The Clubs of S. James’s Street

The Clubs of S. James’s Street

Exclusivity, Domesticity and Secrecy

Abstract: This paper explores the notion of gendered space through varying configurations of public and private with specific reference to a number of clubs in early nineteenth century London’s St. James’s. The male-only venue of the club is considered to represent public masculinity through two forms of male control over space; first, patriarchal mechanisms which exclude women and second, fraternal mechanisms which exclude certain men. The paper outlines how the male club also operated as a private space within the public realm, both as a space of intimacy and domesticity rivalling the familial home, and as a site of private property and exclusivity. The male clubs of St. James’s, specifically the four at the top of St. James’s Street; Boodle’s, Brooks’s, Crockford’s and White’s, were frequented by men of the same class who used their control of space to assert social and political allegiances and rivalries between men.

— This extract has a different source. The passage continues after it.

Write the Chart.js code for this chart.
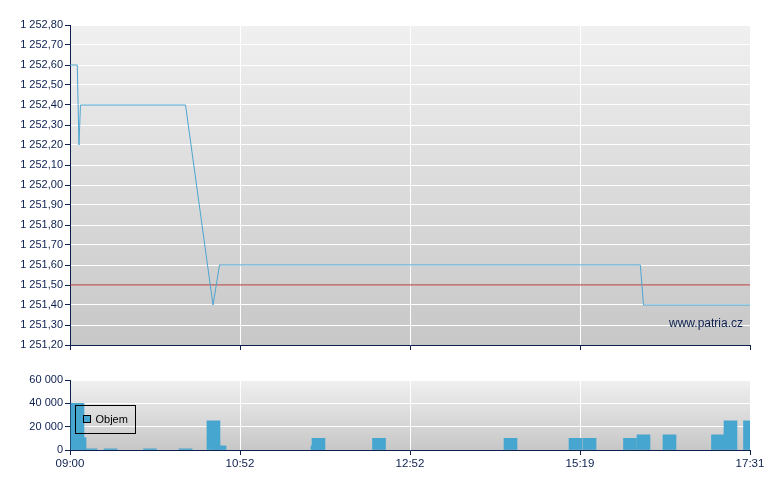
<!DOCTYPE html>
<html>
<head>
<meta charset="utf-8">
<script src="https://cdn.jsdelivr.net/npm/chart.js@4.4.1/dist/chart.umd.min.js"></script>
<style>
  body { margin: 0; background: #fff; }
  #wrap { position: relative; width: 780px; height: 490px; }
  #price { position: absolute; left: 0; top: 0; }
  #volume { position: absolute; left: 0; top: 360px; }
</style>
</head>
<body>
<div id="wrap">
  <canvas id="price" width="780" height="360"></canvas>
  <canvas id="volume" width="780" height="130"></canvas>
</div>
<script>
// session position (0 = open, 100 = close) and tick labels of the time axis
const timeTicks = [0, 25, 50, 75, 100];
const timeLabels = ["09:00", "10:52", "12:52", "15:19", "17:31"];

// price line
const priceX = [0, 1.07, 1.32, 1.54, 16.99, 21.03, 21.99, 83.87, 84.34, 100];
const priceY = [1252.6, 1252.6, 1252.2, 1252.4, 1252.4, 1251.4, 1251.6, 1251.6, 1251.4, 1251.4];
const refPrice = 1251.5;
const priceTicks = [1251.2, 1251.3, 1251.4, 1251.5, 1251.6, 1251.7, 1251.8, 1251.9, 1252.0,
  1252.1, 1252.2, 1252.3, 1252.4, 1252.5, 1252.6, 1252.7, 1252.8];

// volume bars
const volX = [1.10, 1.40, 3.01, 5.96, 11.76, 16.99, 21.10, 21.99, 36.40, 36.54, 45.44,
  64.78, 74.34, 76.40, 82.35, 84.34, 88.16, 95.29, 97.13, 100];
const volY = [40000, 10500, 1000, 1000, 1000, 1000, 25000, 3500, 3500, 10000, 10000,
  10000, 10000, 10000, 10000, 13000, 13000, 13000, 25000, 25000];
const volTicks = [0, 20000, 40000, 60000];

const navy = "#0c1f4f";
const font = { family: "'Liberation Sans', Arial, sans-serif", size: 11 };

function spaced(s) {
  return s.replace(/\B(?=(\d{3})+(?!\d))/g, " ");
}
function fmtPrice(v) {
  const parts = v.toFixed(2).split(".");
  return spaced(parts[0]) + "," + parts[1];
}

const plotBg = {
  id: "plotBg",
  beforeDraw(chart) {
    const a = chart.chartArea, ctx = chart.ctx;
    const g = ctx.createLinearGradient(0, a.top, 0, a.bottom);
    g.addColorStop(0, "#f0f0f0");
    g.addColorStop(1, "#c7c7c7");
    ctx.save();
    ctx.fillStyle = g;
    ctx.fillRect(a.left, a.top, a.right - a.left, a.bottom - a.top);
    ctx.restore();
  }
};

function timeAxis(showLabels, height) {
  return {
    type: "linear",
    min: 0,
    max: 100,
    offset: false,
    afterBuildTicks: s => { s.ticks = timeTicks.map(v => ({ value: v })); },
    afterFit: s => { s.height = height; },
    grid: { color: "#ffffff", lineWidth: 1, tickColor: navy, tickLength: 5, offset: false },
    border: { color: navy, width: 1 },
    ticks: {
      display: showLabels,
      autoSkip: false,
      maxRotation: 0,
      padding: 2,
      color: navy,
      font: { family: font.family, size: 11.5 },
      callback: (v, i) => timeLabels[i]
    }
  };
}

new Chart(document.getElementById("price"), {
  type: "line",
  data: {
    datasets: [
      {
        data: priceX.map((x, i) => ({ x: x, y: priceY[i] })),
        borderColor: "#4da5d0",
        borderWidth: 1,
        pointRadius: 0,
        tension: 0,
        fill: false
      },
      {
        data: [{ x: 0, y: refPrice }, { x: 100, y: refPrice }],
        borderColor: "#a52a26",
        borderWidth: 1,
        pointRadius: 0,
        fill: false
      }
    ]
  },
  options: {
    responsive: false,
    animation: false,
    layout: { padding: { top: 25, right: 30, left: 0, bottom: 0 } },
    plugins: { legend: { display: false }, tooltip: { enabled: false } },
    scales: {
      x: timeAxis(false, 15),
      y: {
        min: 1251.2,
        max: 1252.8,
        afterBuildTicks: s => { s.ticks = priceTicks.map(v => ({ value: v })); },
        afterFit: s => { s.width = 70; },
        grid: { color: "#ffffff", lineWidth: 1, tickColor: navy, tickLength: 5 },
        border: { color: navy, width: 1 },
        ticks: { color: navy, font: font, padding: 2, callback: v => fmtPrice(v) }
      }
    }
  },
  plugins: [plotBg, {
    id: "watermark",
    afterDraw(chart) {
      const ctx = chart.ctx;
      ctx.save();
      ctx.font = "12px 'Liberation Sans', Arial, sans-serif";
      ctx.fillStyle = navy;
      ctx.textAlign = "right";
      ctx.textBaseline = "middle";
      ctx.fillText("www.patria.cz", chart.chartArea.right - 7, chart.chartArea.bottom - 21);
      ctx.restore();
    }
  }]
});

new Chart(document.getElementById("volume"), {
  type: "bar",
  data: {
    datasets: [{
      label: "Objem",
      data: volX.map((x, i) => ({ x: x, y: volY[i] })),
      backgroundColor: "#47a6cf",
      borderWidth: 0,
      barThickness: 13,
      clip: 0
    }]
  },
  options: {
    responsive: false,
    animation: false,
    layout: { padding: { top: 20, right: 30, left: 0, bottom: 0 } },
    plugins: { legend: { display: false }, tooltip: { enabled: false } },
    scales: {
      x: timeAxis(true, 40),
      y: {
        min: 0,
        max: 60000,
        afterBuildTicks: s => { s.ticks = volTicks.map(v => ({ value: v })); },
        afterFit: s => { s.width = 70; },
        grid: { color: "#ffffff", lineWidth: 1, tickColor: navy, tickLength: 5 },
        border: { color: navy, width: 1 },
        ticks: { color: navy, font: font, padding: 2, callback: v => spaced(String(v)) }
      }
    }
  },
  plugins: [plotBg, {
    id: "boxLegend",
    afterDraw(chart) {
      const ctx = chart.ctx, a = chart.chartArea;
      const x = a.left + 5.5, y = a.top + 25.5;
      ctx.save();
      ctx.strokeStyle = "#000000";
      ctx.lineWidth = 1;
      ctx.strokeRect(x, y, 60, 28);
      ctx.fillStyle = "#47a6cf";
      ctx.fillRect(x + 8, y + 10, 7, 7);
      ctx.strokeRect(x + 8, y + 10, 7, 7);
      ctx.fillStyle = "#000000";
      ctx.font = "11px 'Liberation Sans', Arial, sans-serif";
      ctx.textBaseline = "middle";
      ctx.fillText(chart.data.datasets[0].label, x + 20, y + 14);
      ctx.restore();
    }
  }]
});
</script>
</body>
</html>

The exclusivity of the first floor gambling room, a place of secrecy and privacy, is contrasted with the ground floor bow window, a site of public display and exclusivity. Male leisure pastimes, such as drinking, sporting, gambling, are explored as social and spatial practices which, by establishing shared codes of consumption, display and exchange, represent public masculinities.

The paper was published as ‘The Clubs of St. James’s Street: Exclusivity, Domesticity and Secrecy’, Journal of Architecture, (Summer, 1999).